Our Ways of Working

For many disability organisations, ‘inclusion’ is the primary goal of the work they do and helps to produce meaningful change. But as part of an ‘Equity, Diversity and Inclusion (EDI) agenda’ promoted by governments, businesses and institutions, inclusion has been criticised as a new form of tolerance, something that appears to welcome more people into spaces but fails to transform those spaces and keeps existing power dynamics intact. Our project aims to critically engage with these institutional approaches to EDI, recognising that these are contested terms that mean different things to different people.  

We’ve developed ways of working that are founded on care, creativity, and accountability. Throughout the project we are engaging in research, reflection, and experimentation about how we work with our partners and communities according to these values. We are interested in how our approach to research spaces, practices and methods can destabilize conventional power dynamics and contribute to positive change in academic research culture. 

Our Ways of Working Agreement and Living Project Glossary are living documents that we are continually developing as we move through the project. They inform the work we do and provide a space for reflection about what works and doesn’t work, what matters to us and our partners, and which practices or assumptions we need to change. We post updates at regular intervals and we welcome input and feedback. 

Ways of Working Agreement

Our Ways of Working Agreement reflects our key principles and commitments, as well as what we have learnt from our partners about their practice. In some ways this agreement is aspirational, as we don’t always manage to put these commitments into practice, but it reminds us of what we value and makes sure we aim towards best practice every time we work together. 


  •  Accessibility comes first. It is everyone’s responsibility.  
  • We work with care and create safe spaces. 
  • We are accountable to partners, participants and each other.  
  • Mistakes are part of learning. But reflection and action are required when mistakes are made. 
  • Everyone matters. We believe that the practice of good research must value all those are who part of the process, whatever their position. 
  • Pauses, silences and reflection are integral parts of creation. 
  • We foreground partner priorities and practices in our collaborations. 
  • We aim to enact positive change in research culture and ways of doing research wherever it occurs. 

Our commitments  

  • Our project employs a non-hierarchical leadership model.  
  • Excellent accessibility resources and checklists exist. We use these resources to plan events and create materials.  
  • We have regular ways of working review meetings.

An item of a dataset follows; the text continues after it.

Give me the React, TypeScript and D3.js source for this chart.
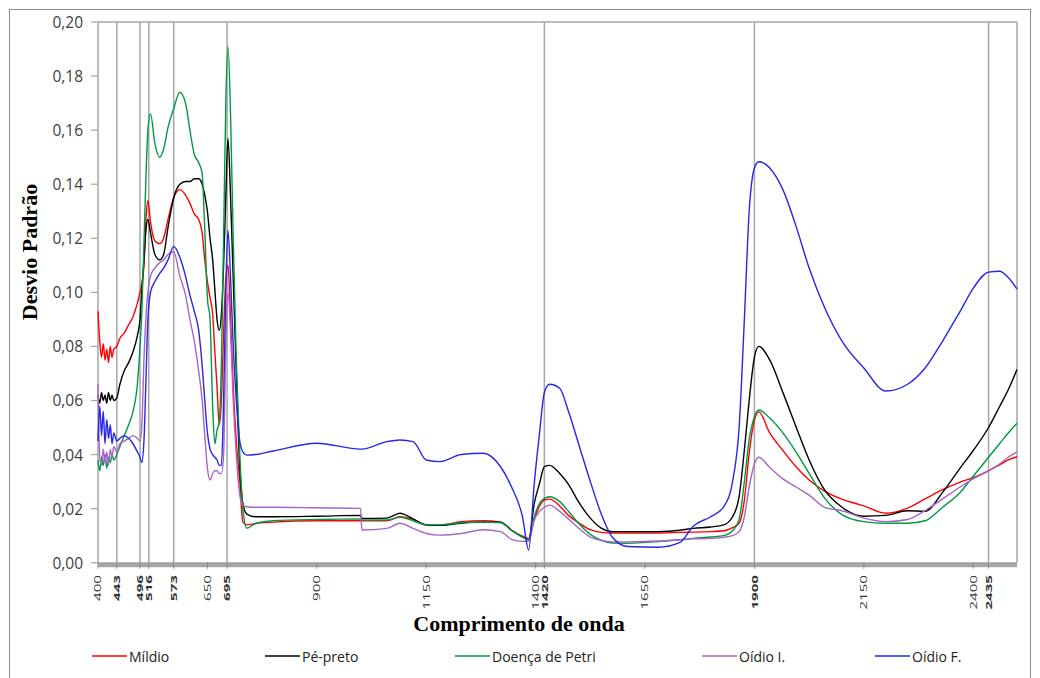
import React from "react";
import * as d3 from "d3";

// wavelength grid (nm)
const wavelengths = [
  400, 404, 408, 412, 416, 420, 424, 428, 432, 436, 443, 450, 460, 470, 480, 490, 496, 500, 505, 510,
  514, 520, 530, 541, 550, 560, 573, 587, 600, 610, 620, 630, 638, 644, 650, 656, 662, 667, 672, 677,
  682, 687, 692, 697, 703, 709, 716, 724, 731, 740, 760, 800, 900, 1000, 1003, 1060, 1090, 1120, 1150, 1180,
  1230, 1280, 1320, 1345, 1370, 1384, 1397, 1409, 1420, 1432, 1455, 1475, 1500, 1525, 1550, 1575, 1610, 1680, 1730, 1760,
  1800, 1830, 1850, 1865, 1877, 1888, 1900, 1910, 1935, 1965, 1995, 2025, 2060, 2100, 2150, 2200, 2250, 2290, 2330, 2370,
  2400, 2435, 2460, 2480, 2500,
];

const mildio = [
  0.093, 0.082, 0.076, 0.081, 0.075, 0.079, 0.074, 0.080, 0.076, 0.079, 0.080, 0.083, 0.085, 0.088, 0.091, 0.096, 0.100, 0.103, 0.110, 0.128,
  0.134, 0.126, 0.119, 0.118, 0.120, 0.127, 0.135, 0.138, 0.136, 0.133, 0.129, 0.127, 0.122, 0.112, 0.104, 0.098, 0.092, 0.078, 0.065, 0.051,
  0.060, 0.085, 0.105, 0.110, 0.090, 0.065, 0.045, 0.030, 0.015, 0.014, 0.0145, 0.015, 0.0155, 0.0155, 0.0155, 0.0155, 0.017, 0.016, 0.014, 0.0138,
  0.0152, 0.0155, 0.015, 0.012, 0.0098, 0.009, 0.016, 0.021, 0.0232, 0.0235, 0.021, 0.0175, 0.0146, 0.0122, 0.0112, 0.011, 0.011, 0.011, 0.0112, 0.0113,
  0.0115, 0.0118, 0.013, 0.0146, 0.0232, 0.0405, 0.0528, 0.0558, 0.048, 0.0415, 0.0355, 0.0306, 0.0265, 0.0235, 0.021, 0.0183, 0.0202, 0.0236, 0.027, 0.0298,
  0.0315, 0.034, 0.0362, 0.038, 0.0392,
];

const pePreto = [
  0.062, 0.059, 0.063, 0.060, 0.062, 0.059, 0.063, 0.060, 0.062, 0.060, 0.061, 0.066, 0.071, 0.074, 0.078, 0.084, 0.090, 0.100, 0.112, 0.124,
  0.127, 0.122, 0.114, 0.112, 0.114, 0.124, 0.135, 0.140, 0.141, 0.141, 0.142, 0.142, 0.140, 0.136, 0.130, 0.120, 0.112, 0.101, 0.090, 0.086,
  0.092, 0.110, 0.135, 0.157, 0.135, 0.105, 0.070, 0.035, 0.022, 0.018, 0.017, 0.017, 0.0172, 0.0175, 0.0164, 0.0165, 0.0183, 0.0162, 0.014, 0.0138,
  0.0146, 0.015, 0.015, 0.012, 0.0095, 0.0085, 0.022, 0.0294, 0.0355, 0.036, 0.033, 0.029, 0.022, 0.0165, 0.0128, 0.0115, 0.0115, 0.0115, 0.012, 0.0127,
  0.0132, 0.014, 0.017, 0.0244, 0.0417, 0.06, 0.076, 0.080, 0.075, 0.063, 0.0503, 0.038, 0.027, 0.0205, 0.0172, 0.0175, 0.0192, 0.019, 0.026, 0.035,
  0.0415, 0.050, 0.0577, 0.064, 0.0715,
];

const doencaPetri = [
  0.038, 0.034, 0.039, 0.036, 0.040, 0.035, 0.039, 0.037, 0.040, 0.038, 0.040, 0.043, 0.047, 0.051, 0.056, 0.066, 0.080, 0.092, 0.118, 0.145,
  0.160, 0.166, 0.155, 0.150, 0.153, 0.161, 0.168, 0.174, 0.170, 0.160, 0.151, 0.148, 0.144, 0.123, 0.098, 0.090, 0.058, 0.044, 0.049, 0.052,
  0.074, 0.120, 0.170, 0.191, 0.165, 0.120, 0.075, 0.040, 0.020, 0.0128, 0.0145, 0.0155, 0.016, 0.0162, 0.0158, 0.0158, 0.0168, 0.0155, 0.014, 0.014,
  0.0148, 0.015, 0.0148, 0.012, 0.0095, 0.0085, 0.017, 0.022, 0.0238, 0.0244, 0.0226, 0.019, 0.0142, 0.0105, 0.0083, 0.0073, 0.0072, 0.0078, 0.0085, 0.009,
  0.0095, 0.010, 0.0118, 0.016, 0.030, 0.0455, 0.054, 0.0565, 0.0535, 0.048, 0.041, 0.033, 0.024, 0.0178, 0.0152, 0.0146, 0.0146, 0.0155, 0.0205, 0.026,
  0.032, 0.039, 0.044, 0.048, 0.0516,
];

const oidioI = [
  0.066, 0.039, 0.036, 0.042, 0.037, 0.041, 0.036, 0.042, 0.039, 0.043, 0.041, 0.044, 0.045, 0.046, 0.047, 0.046, 0.045, 0.050, 0.075, 0.092,
  0.100, 0.106, 0.109, 0.111, 0.112, 0.114, 0.115, 0.106, 0.099, 0.090, 0.082, 0.071, 0.060, 0.047, 0.035, 0.0306, 0.033, 0.034, 0.034, 0.033,
  0.033, 0.040, 0.080, 0.100, 0.085, 0.060, 0.040, 0.025, 0.0213, 0.0207, 0.0205, 0.0205, 0.0203, 0.0201, 0.0121, 0.0127, 0.0146, 0.0127, 0.0108, 0.0102,
  0.0108, 0.0122, 0.0115, 0.0086, 0.0079, 0.008, 0.0158, 0.019, 0.0205, 0.0213, 0.019, 0.0162, 0.0125, 0.0095, 0.0082, 0.0077, 0.0077, 0.008, 0.0085, 0.0088,
  0.009, 0.0094, 0.010, 0.0115, 0.017, 0.028, 0.0365, 0.039, 0.0352, 0.031, 0.028, 0.025, 0.0205, 0.0192, 0.0165, 0.0152, 0.016, 0.0193, 0.0236, 0.028,
  0.031, 0.034, 0.0365, 0.039, 0.041,
];

const oidioF = [
  0.045, 0.058, 0.047, 0.056, 0.044, 0.053, 0.046, 0.051, 0.044, 0.048, 0.045, 0.046, 0.047, 0.046, 0.044, 0.041, 0.039, 0.037, 0.045, 0.070,
  0.090, 0.100, 0.104, 0.107, 0.109, 0.112, 0.117, 0.113, 0.106, 0.099, 0.093, 0.086, 0.073, 0.060, 0.048, 0.042, 0.040, 0.039, 0.038, 0.036,
  0.036, 0.060, 0.100, 0.123, 0.105, 0.080, 0.060, 0.045, 0.041, 0.0398, 0.040, 0.0413, 0.0442, 0.042, 0.042, 0.0448, 0.0454, 0.0448, 0.038, 0.0374,
  0.040, 0.0405, 0.0355, 0.028, 0.017, 0.0047, 0.0295, 0.048, 0.063, 0.066, 0.0645, 0.056, 0.043, 0.030, 0.018, 0.0095, 0.006, 0.0057, 0.0075, 0.0135,
  0.017, 0.0207, 0.030, 0.050, 0.090, 0.130, 0.146, 0.1483, 0.146, 0.138, 0.1245, 0.109, 0.0945, 0.082, 0.072, 0.0635, 0.066, 0.072, 0.082, 0.093,
  0.1015, 0.1075, 0.1078, 0.1055, 0.1012,
];

const seriesNames = ["Míldio", "Pé-preto", "Doença de Petri", "Oídio I.", "Oídio F."];
const seriesValues = [mildio, pePreto, doencaPetri, oidioI, oidioF];
const seriesColors = ["#ff0000", "#000000", "#009a44", "#a666c6", "#2727e6"];

const xTicks = [400, 443, 496, 516, 573, 650, 695, 900, 1150, 1400, 1420, 1650, 1900, 2150, 2400, 2435];
const markedBands = [443, 496, 516, 573, 695, 1420, 1900, 2435];
const yTicks = [0, 0.02, 0.04, 0.06, 0.08, 0.1, 0.12, 0.14, 0.16, 0.18, 0.2];

const legendX = [92, 265, 455, 702, 875];

export default function App() {
  const width = 1040;
  const height = 678;

  // scales
  const x = d3.scaleLinear().domain([400, 2500]).range([98, 1017]);
  const y = d3.scaleLinear().domain([0, 0.2]).range([562.7, 22]);
  const fmt = (v: number) => d3.format(".2f")(v).replace(".", ",");

  const line = d3
    .line<number>()
    .x((_, i) => x(wavelengths[i]))
    .y((d) => y(d))
    .curve(d3.curveMonotoneX);

  const sans = "'Open Sans', 'Noto Sans', sans-serif";
  const serif = "'Liberation Serif', 'DejaVu Serif', serif";
  const bottom = y(0);

  return (
    <svg
      width={width}
      height={height}
      style={{ position: "absolute", left: 0, top: 0, background: "#fff" }}
    >
      {/* outer frame */}
      <rect x={9.5} y={9.5} width={1021} height={700} fill="none" stroke="#8c8c8c" strokeWidth={1} />

      {/* plot frame */}
      <line x1={x(400)} x2={x(2500)} y1={y(0.2)} y2={y(0.2)} stroke="#a6a6a6" strokeWidth={1.5} />
      <line x1={x(2500)} x2={x(2500)} y1={y(0.2)} y2={bottom} stroke="#a6a6a6" strokeWidth={1.5} />
      <line x1={x(400)} x2={x(400)} y1={y(0.2)} y2={bottom} stroke="#a6a6a6" strokeWidth={1.5} />

      {/* band marker lines */}
      {markedBands.map((b) => (
        <line key={b} x1={x(b)} x2={x(b)} y1={y(0.2)} y2={bottom} stroke="#a6a6a6" strokeWidth={1.5} />
      ))}

      {/* y axis */}
      {yTicks.map((t) => (
        <g key={t}>
          <line x1={x(400) - 7} x2={x(400)} y1={y(t)} y2={y(t)} stroke="#a6a6a6" strokeWidth={1.2} />
          <text
            x={83}
            y={y(t)}
            textAnchor="end"
            dominantBaseline="central"
            fontFamily={sans}
            fontSize={15.5}
            fill="#404040"
          >
            {fmt(t)}
          </text>
        </g>
      ))}

      {/* data */}
      {seriesValues.map((vals, i) => (
        <path key={seriesNames[i]} d={line(vals) || ""} fill="none" stroke={seriesColors[i]} strokeWidth={1.4} />
      ))}

      {/* x axis band */}
      <rect x={x(400)} y={bottom - 0.5} width={x(2500) - x(400)} height={5} fill="#a6a6a6" />
      {xTicks.map((t) => (
        <line key={"t" + t} x1={x(t)} x2={x(t)} y1={bottom} y2={bottom + 6} stroke="#8a8a8a" strokeWidth={1} />
      ))}
      {xTicks.map((t) => (
        <text
          key={"l" + t}
          transform={`translate(${x(t)},575) rotate(-90) scale(1.12,0.68)`}
          textAnchor="end"
          dominantBaseline="central"
          fontFamily={sans}
          fontSize={13.5}
          fontWeight={markedBands.includes(t) ? 700 : 400}
          fill="#333"
        >
          {t}
        </text>
      ))}

      {/* axis titles */}
      <text
        transform="translate(37,252) rotate(-90)"
        textAnchor="middle"
        fontFamily={serif}
        fontWeight={700}
        fontSize={22}
        fill="#000"
      >
        Desvio Padrão
      </text>
      <text x={519} y={631} textAnchor="middle" fontFamily={serif} fontWeight={700} fontSize={22} fill="#000">
        Comprimento de onda
      </text>

      {/* legend */}
      {seriesNames.map((name, i) => (
        <g key={"lg" + name} transform={`translate(${legendX[i]},656)`}>
          <line x1={0} x2={35} y1={0} y2={0} stroke={seriesColors[i]} strokeWidth={1.4} />
          <text x={37} y={0} dominantBaseline="central" fontFamily={sans} fontSize={14} fill="#222">
            {name}
          </text>
        </g>
      ))}
    </svg>
  );
}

This includes at least one review meeting between each residency to update the plan based on our learning from that residency and that partner organisation. 
  • We constantly develop our working practices and their documentation, especially when planning, and reflecting on, key events, outputs, meetings etc.  
  • We use reflection activities and meetings to share learning, understand what we’ve done well, maintain accountability, and identify what we need to do better.  

Health, accessibility and wellbeing 

  • We make time for breaks and physical movement, also fresh air. 
  • In our lab meetings and sessions everyone is welcome to sit, stand, lie on the floor, move around – whatever is comfortable and comforting for their body. 
  • We adopt the CLEAR Lab rule: ‘If you’re tired, heartbroken, or sick, GO HOME. This job is not more important than your health. We are accountable to you as a whole person. You are not a drone’ (CLEAR Lab Book p. 15). 
  • Pacing is important. It’s good to go slowly. We won’t try and do too much in one day. 
  • We value our mental health and wellbeing and provide content warnings when helpful.  
  • Participation is never mandatory. Observation is okay. If anyone doesn’t feel up to full engagement, they are still welcome to be present and listen.  
  • We respect each other’s physical and emotional boundaries. 
  • We respect everyone’s preferences for expression and provide options for contributing to the work. 


  • We recognise that each member of the team has different workload commitments, both to the project and outside the project, and that these commitments will fluctuate. 
  • We will be open, honest and understanding about when and how the team, partners and participants can commit time and energy. 
  • We aim to be transparent and clear about who has what responsibilities at any time, and the workload consequences of those responsibilities. 
  • Different people will lead on the various project residencies and activities. We support team members who take on leadership responsibilities and respect their time. 

Working with others 

  • We are committed to learning from others and we’re accountable to those who teach us. We will incorporate our partners’ best practices into our own ways of working. 
  • We will make sure our visitors and collaborators have all the information they need before they join us.  
  • We will work in spaces that are appropriate for our participants, paying attention to accessibility, power dynamics and comfort. 
  • We will involve our partners in our regular reflections and ensure we have clear processes for feedback. 

Interacting with care 

  • We listen respectfully to people’s points of view and let them finish what they are saying.   
  • We don’t tolerate offensive language or jokes.  
  • We stay mindful of differences within the group, including seniority, role and disciplinary background. 
  • We make space for feedback, which should be constructive and conscientious. 
  • We draw creatively on a range of teamwork strategies to facilitate specific tasks, events and activities.  
  • If there is conflict or discomfort, we take time to pause the discussion and address it.   
  • We embrace playfulness and experimentation in what we do.